November magazine column
Rates continue to fall
Last month I wrote about the savage interest rate cuts announced by National Savings & Investments (NS&I) and urged all savers impacted, other than Premium Bond holders, to move their money to better paying accounts.
Many have taken this advice and the deluge of savers moving out of NS&I has seen rates fall as they flood to the best paying accounts. Almost 1% was available on easy access accounts then whereas now the best rate is 0.70% (from Al-Rayan Bank) with most providers offering around 0.50 – 0.55%.
Only Al Rayan Bank (1.09%) pay more than 1% for 1 Year Fixed and only four banks are paying above 0.85% - compared to a top rate of 1.31% which was available before NS&I announced their cuts.
Savers may be wondering if it is too late to move if they haven’t done so already. The answer simply is no! Here’s the accounts which I’d suggest looking at – both for those looking to move out of NS&I and for anyone with savings to put away:
Easy Access: Al Rayan Bank or Paragon
Al Rayan offer the best paying easy access rate of 0.70%. Paragon pay a slightly lower 0.65% which falls to 0.25% if more than three withdrawals are made per year.
Notice: UBL Bank
UBL pay a very competitive 1% on their 35 Day Notice Account and, best of all, it can be opened with just £1. The account can be opened by (free)post and then managed via internet banking, post or telephone. They have to give you two months’ notice if they change the rate so plenty of time to find an alternative if that were to happen.
The rate on this account beats almost all 1 and 2 Year Fixed rates so is well worth considering opening with the minimum £1 just to secure the rate – I can’t see it being beaten in the near future.
Regular Savings: firstdirect, HSBC or Coventry Building Society
If you are a current account customer of firstdirect or HSBC, this may be your last chance to take advantage of their 2.75% regular savings account for existing customers.

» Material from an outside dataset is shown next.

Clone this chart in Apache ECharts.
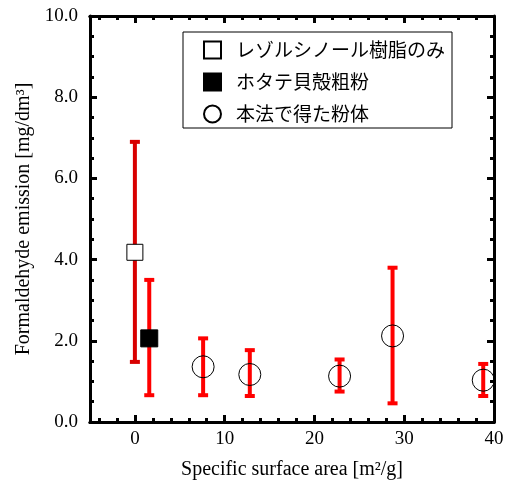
<!DOCTYPE html>
<html>
<head>
<meta charset="utf-8">
<script src="https://cdn.jsdelivr.net/npm/echarts@6/dist/echarts.min.js"></script>
<style>
html, body { margin: 0; padding: 0; background: #fff; }
#chart { width: 507px; height: 487px; }
</style>
</head>
<body>
<div id="chart"></div>
<script>
var seriesNames = ['レゾルシノール樹脂のみ', 'ホタテ貝殻粗粉', '本法で得た粉体'];

// [surface area, emission]
var resinOnly = [[0, 4.18]];
var shellPowder = [[1.6, 2.06]];
var newPowder = [[7.6, 1.36], [12.8, 1.17], [22.8, 1.13], [28.7, 2.12], [38.8, 1.03]];

// error bars: [x, low, high]
var resinErr = [[0, 1.48, 6.9]];
var shellErr = [[1.6, 0.66, 3.5]];
var powderErr = [[7.6, 0.66, 2.06], [12.8, 0.64, 1.77], [22.8, 0.75, 1.54], [28.7, 0.46, 3.8], [38.8, 0.64, 1.43]];

var xMajor = [0, 10, 20, 30, 40];
var xMinor = [-4, -2, 2, 4, 6, 8, 12, 14, 16, 18, 22, 24, 26, 28, 32, 34, 36, 38];
var yTicks = ['0.0', '2.0', '4.0', '6.0', '8.0', '10.0'];

var serif = '"Liberation Serif", "Times New Roman", serif';

var myChart = echarts.init(document.getElementById('chart'));

function errorBar(color) {
    return function (params, api) {
        var x = api.value(0);
        var lo = api.coord([x, api.value(1)]);
        var hi = api.coord([x, api.value(2)]);
        var half = 5;
        var style = { stroke: color, lineWidth: 4 };
        return {
            type: 'group',
            children: [
                { type: 'line', shape: { x1: lo[0], y1: lo[1], x2: hi[0], y2: hi[1] }, style: style },
                { type: 'line', shape: { x1: lo[0] - half, y1: lo[1], x2: lo[0] + half, y2: lo[1] }, style: style },
                { type: 'line', shape: { x1: hi[0] - half, y1: hi[1], x2: hi[0] + half, y2: hi[1] }, style: style }
            ]
        };
    };
}

var axisLine = { show: true, onZero: false, lineStyle: { color: '#000', width: 3 } };

function xAxisFor(position, ticks, len, showLabel) {
    return {
        type: 'value', min: -5, max: 40, position: position,
        axisLine: axisLine,
        axisTick: { inside: true, length: len, customValues: ticks, lineStyle: { width: 3, color: '#000' } },
        splitLine: { show: false },
        axisLabel: showLabel ? {
            margin: 8, fontFamily: serif, fontSize: 19, color: '#000', customValues: ticks
        } : { show: false }
    };
}

function yAxisFor(position, showLabel) {
    return {
        type: 'value', min: 0, max: 10, interval: 2, position: position,
        axisLine: axisLine,
        axisTick: { inside: true, length: 7, lineStyle: { width: 3, color: '#000' } },
        minorTick: { show: true, splitNumber: 4, length: 4, lineStyle: { width: 3, color: '#000' } },
        splitLine: { show: false },
        axisLabel: showLabel ? {
            margin: 12, fontFamily: serif, fontSize: 19, color: '#000',
            formatter: function (v) { return yTicks[Math.round(v / 2)]; }
        } : { show: false }
    };
}

var xBottom = xAxisFor('bottom', xMajor, 7, true);
xBottom.name = 'Specific surface area [m²/g]';
xBottom.nameLocation = 'middle';
xBottom.nameGap = 38;
xBottom.nameTextStyle = { fontFamily: serif, fontSize: 20, color: '#000' };

var yLeft = yAxisFor('left', true);
yLeft.name = 'Formaldehyde emission [mg/dm³]';
yLeft.nameLocation = 'middle';
yLeft.nameGap = 56;
yLeft.nameTextStyle = { fontFamily: serif, fontSize: 20, color: '#000' };

var option = {
    animation: false,
    grid: { left: 90, top: 16, right: 13, bottom: 65 },
    legend: {
        orient: 'vertical',
        left: 183,
        top: 32,
        data: seriesNames,
        borderColor: '#000',
        borderWidth: 1,
        padding: [7, 7, 3, 20],
        itemGap: 10,
        itemWidth: 17,
        itemHeight: 17,
        textStyle: {
            fontFamily: '"Noto Sans CJK JP", sans-serif', fontSize: 19, color: '#000',
            lineHeight: 22, padding: [0, 0, 0, 10]
        }
    },
    xAxis: [
        xBottom,
        xAxisFor('bottom', xMinor, 4, false),
        xAxisFor('top', xMajor, 7, false),
        xAxisFor('top', xMinor, 4, false)
    ],
    yAxis: [yLeft, yAxisFor('right', false)],
    series: [
        { type: 'custom', renderItem: errorBar('#d80000'), data: resinErr, z: 1, silent: true },
        { type: 'custom', renderItem: errorBar('#ff0000'), data: shellErr, z: 1, silent: true },
        { type: 'custom', renderItem: errorBar('#ff0000'), data: powderErr, z: 1, silent: true },
        {
            name: seriesNames[0], type: 'scatter', symbol: 'rect', symbolSize: 16, z: 3,
            itemStyle: { color: '#fff', borderColor: '#000', borderWidth: 1, opacity: 1 },
            data: resinOnly
        },
        {
            name: seriesNames[1], type: 'scatter', symbol: 'rect', symbolSize: 17, z: 3,
            itemStyle: { color: '#000', borderColor: '#000', borderWidth: 1, opacity: 1 },
            data: shellPowder
        },
        {
            name: seriesNames[2], type: 'scatter', symbol: 'circle', symbolSize: 22, z: 3,
            itemStyle: { color: 'rgba(255,255,255,0)', borderColor: '#000', borderWidth: 1, opacity: 1 },
            data: newPowder
        }
    ]
};

myChart.setOption(option);
</script>
</body>
</html>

HSBC also runs M&S Bank who have just withdrawn their regular savings account and I think it won’t be long before firstdirect and HSBC follow suit and withdraw or cut the rate. 2.75% is almost double the best paying 5 Year Fixed Rate!
For those who aren’t customers of either, Coventry Building Society pay 1.55% on their regular saver which is available online and is open to everyone. You can save as little as £1 up to £500 per month.

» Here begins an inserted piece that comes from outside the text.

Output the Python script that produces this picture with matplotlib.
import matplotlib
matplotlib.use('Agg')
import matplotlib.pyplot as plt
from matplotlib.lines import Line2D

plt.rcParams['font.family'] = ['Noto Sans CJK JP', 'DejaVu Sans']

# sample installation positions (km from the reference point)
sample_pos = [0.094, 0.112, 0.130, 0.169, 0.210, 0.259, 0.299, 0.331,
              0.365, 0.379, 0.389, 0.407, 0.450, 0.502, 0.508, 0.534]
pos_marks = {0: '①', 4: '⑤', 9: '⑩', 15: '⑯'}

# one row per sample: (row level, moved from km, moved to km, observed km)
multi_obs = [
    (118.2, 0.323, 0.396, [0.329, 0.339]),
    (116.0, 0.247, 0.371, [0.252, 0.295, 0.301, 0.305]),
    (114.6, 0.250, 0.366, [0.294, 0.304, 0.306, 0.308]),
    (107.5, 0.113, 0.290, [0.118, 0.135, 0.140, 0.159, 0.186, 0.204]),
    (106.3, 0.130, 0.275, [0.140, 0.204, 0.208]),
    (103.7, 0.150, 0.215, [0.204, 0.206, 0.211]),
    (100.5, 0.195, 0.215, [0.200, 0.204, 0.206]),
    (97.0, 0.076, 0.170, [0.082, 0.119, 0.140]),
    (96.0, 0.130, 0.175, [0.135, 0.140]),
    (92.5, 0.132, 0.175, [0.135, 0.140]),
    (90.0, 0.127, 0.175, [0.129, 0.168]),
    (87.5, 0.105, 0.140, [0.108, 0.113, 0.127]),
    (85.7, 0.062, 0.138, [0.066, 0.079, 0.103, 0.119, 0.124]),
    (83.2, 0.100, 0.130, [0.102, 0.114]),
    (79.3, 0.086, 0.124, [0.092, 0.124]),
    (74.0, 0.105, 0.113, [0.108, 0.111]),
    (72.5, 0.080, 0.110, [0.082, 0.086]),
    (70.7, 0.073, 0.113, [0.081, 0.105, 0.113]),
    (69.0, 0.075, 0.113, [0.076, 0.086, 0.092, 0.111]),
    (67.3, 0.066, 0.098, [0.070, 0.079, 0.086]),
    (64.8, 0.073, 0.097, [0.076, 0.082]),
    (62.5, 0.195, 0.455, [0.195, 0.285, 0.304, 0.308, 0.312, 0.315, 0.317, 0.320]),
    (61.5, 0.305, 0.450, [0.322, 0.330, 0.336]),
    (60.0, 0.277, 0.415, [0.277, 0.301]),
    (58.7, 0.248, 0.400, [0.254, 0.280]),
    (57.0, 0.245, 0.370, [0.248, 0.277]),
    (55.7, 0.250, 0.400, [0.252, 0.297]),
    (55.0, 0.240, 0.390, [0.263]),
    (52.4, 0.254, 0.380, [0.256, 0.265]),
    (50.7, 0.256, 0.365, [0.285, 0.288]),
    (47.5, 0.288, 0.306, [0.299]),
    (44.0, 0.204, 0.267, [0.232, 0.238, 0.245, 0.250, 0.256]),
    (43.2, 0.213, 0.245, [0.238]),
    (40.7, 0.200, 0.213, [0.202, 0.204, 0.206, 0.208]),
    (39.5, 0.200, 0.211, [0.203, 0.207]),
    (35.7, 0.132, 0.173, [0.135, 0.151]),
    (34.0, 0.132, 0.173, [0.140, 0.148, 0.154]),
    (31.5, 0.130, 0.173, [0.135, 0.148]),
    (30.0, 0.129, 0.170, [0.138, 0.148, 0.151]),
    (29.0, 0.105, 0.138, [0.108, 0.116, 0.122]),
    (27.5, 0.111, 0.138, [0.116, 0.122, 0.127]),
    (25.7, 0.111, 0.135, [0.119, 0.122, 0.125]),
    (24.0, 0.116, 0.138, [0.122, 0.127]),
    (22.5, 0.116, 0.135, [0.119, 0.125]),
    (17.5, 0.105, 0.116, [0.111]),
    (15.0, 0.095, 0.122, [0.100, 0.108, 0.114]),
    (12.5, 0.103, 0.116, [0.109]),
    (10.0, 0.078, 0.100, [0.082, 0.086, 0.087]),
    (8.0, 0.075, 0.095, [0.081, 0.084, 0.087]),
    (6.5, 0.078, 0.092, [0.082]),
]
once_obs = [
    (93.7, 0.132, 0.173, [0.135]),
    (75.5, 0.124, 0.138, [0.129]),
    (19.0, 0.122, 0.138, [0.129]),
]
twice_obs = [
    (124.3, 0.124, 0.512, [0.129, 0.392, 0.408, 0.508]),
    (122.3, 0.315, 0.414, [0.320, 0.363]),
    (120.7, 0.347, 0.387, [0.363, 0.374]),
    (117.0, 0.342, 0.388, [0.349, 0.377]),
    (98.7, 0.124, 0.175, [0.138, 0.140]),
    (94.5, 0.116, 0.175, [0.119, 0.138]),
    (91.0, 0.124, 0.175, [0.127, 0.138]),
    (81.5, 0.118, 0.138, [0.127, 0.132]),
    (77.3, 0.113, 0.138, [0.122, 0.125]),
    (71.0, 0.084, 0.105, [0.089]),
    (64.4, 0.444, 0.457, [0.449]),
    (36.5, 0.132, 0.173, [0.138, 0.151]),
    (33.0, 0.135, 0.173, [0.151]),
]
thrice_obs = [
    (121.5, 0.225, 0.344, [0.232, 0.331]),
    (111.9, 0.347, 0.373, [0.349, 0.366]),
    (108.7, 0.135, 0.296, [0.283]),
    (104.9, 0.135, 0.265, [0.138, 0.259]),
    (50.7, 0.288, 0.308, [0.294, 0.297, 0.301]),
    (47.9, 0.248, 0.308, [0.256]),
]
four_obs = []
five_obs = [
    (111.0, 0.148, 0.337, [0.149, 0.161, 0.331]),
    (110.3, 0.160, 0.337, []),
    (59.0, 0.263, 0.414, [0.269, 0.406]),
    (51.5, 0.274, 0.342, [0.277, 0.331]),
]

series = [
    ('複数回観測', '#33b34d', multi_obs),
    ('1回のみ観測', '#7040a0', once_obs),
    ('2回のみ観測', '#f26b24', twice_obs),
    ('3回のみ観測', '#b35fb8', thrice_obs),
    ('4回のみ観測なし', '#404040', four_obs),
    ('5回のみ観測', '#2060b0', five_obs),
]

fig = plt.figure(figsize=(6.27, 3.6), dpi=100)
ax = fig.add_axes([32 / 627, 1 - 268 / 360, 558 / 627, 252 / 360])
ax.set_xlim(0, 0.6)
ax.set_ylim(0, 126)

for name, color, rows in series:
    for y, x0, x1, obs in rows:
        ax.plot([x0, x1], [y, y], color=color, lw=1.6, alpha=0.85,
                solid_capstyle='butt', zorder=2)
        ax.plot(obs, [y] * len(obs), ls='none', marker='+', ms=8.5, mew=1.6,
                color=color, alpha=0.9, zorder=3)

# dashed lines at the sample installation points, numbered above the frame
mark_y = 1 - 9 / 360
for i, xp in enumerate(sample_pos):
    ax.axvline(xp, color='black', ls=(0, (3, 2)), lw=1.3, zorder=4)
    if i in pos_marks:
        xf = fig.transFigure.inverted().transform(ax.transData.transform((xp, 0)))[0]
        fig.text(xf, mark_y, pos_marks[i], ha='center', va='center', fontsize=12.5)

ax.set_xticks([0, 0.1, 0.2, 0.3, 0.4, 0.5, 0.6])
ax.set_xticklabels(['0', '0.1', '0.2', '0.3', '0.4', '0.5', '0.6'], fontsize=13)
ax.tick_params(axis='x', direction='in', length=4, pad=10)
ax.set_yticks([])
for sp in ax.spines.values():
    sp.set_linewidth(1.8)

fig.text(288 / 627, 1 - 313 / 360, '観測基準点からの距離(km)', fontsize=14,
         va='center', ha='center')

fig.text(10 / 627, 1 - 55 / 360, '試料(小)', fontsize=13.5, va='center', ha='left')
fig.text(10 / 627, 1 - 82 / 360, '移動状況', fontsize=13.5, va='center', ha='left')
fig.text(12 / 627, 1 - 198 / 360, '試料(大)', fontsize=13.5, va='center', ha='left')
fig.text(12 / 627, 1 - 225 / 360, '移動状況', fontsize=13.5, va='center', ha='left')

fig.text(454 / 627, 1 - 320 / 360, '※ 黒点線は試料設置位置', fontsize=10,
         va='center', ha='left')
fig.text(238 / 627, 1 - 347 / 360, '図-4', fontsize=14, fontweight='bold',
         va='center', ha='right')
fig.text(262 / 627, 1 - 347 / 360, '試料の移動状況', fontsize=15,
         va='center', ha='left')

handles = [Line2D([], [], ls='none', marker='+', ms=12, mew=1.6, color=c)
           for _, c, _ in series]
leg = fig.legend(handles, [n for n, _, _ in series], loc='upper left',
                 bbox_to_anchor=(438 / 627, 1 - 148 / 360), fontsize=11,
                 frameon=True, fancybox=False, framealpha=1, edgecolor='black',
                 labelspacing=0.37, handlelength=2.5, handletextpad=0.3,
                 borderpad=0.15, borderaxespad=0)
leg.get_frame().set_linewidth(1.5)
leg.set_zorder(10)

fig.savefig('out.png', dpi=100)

Although the rate on Premium Bonds falls to 1% from the December draw, this still beats, by a long way, the best easy access rates. If you take the view there’s little interest to be lost and like the excitement of having a chance of winning bigger amounts, Premium Bonds are worth considering. There’s over £97bn saved in them so there’s long odds on winning one of the two £1m prizes but almost 4 million £25 prizes were paid out in November’s draw
Children’s Savings: Halifax or Saffron Building Society
With Christmas round the corner, many family members will be wondering what to buy children/grandchildren and some will be contemplating cash. Children’s savings accounts pay the best rates on the market with Halifax paying 4% on monthly contributions of £10 - £100 and Saffron Building Society a generous 3% on monthly sums of £5 - £100. This could be an ideal alternative to simply handing over cash.
Will interest rates rise for savers in 2021?
Predicting interest rate movements is always hard – particularly when looking too far ahead. Rates fell hard in the month after the announcement from NS&I of the cuts to their range. After a stable couple of weeks at the end of October and start of November, we’ve seen further falls in the market in recent weeks. I think this has been caused by two types of reactions from NS&I savers. The first have moved the money straight away. The second group have held on to get the most they can before the cuts and are now switching just as the interest rate cuts take effect.
I think we are likely to see further falls during late November and early December before things quieten down over Christmas. What savers need for rates to rise in 2021 is some price competition amongst the banks and what often drives this is new entrants. We should see Oxbury and Vive Banks launch shortly and Monument and Recognise have just received their banking licences so should come to market next year. I think there will be more new banking licences granted in December too. All this new competition should help savers – but I can’t see rates increasing significantly from where we currently are.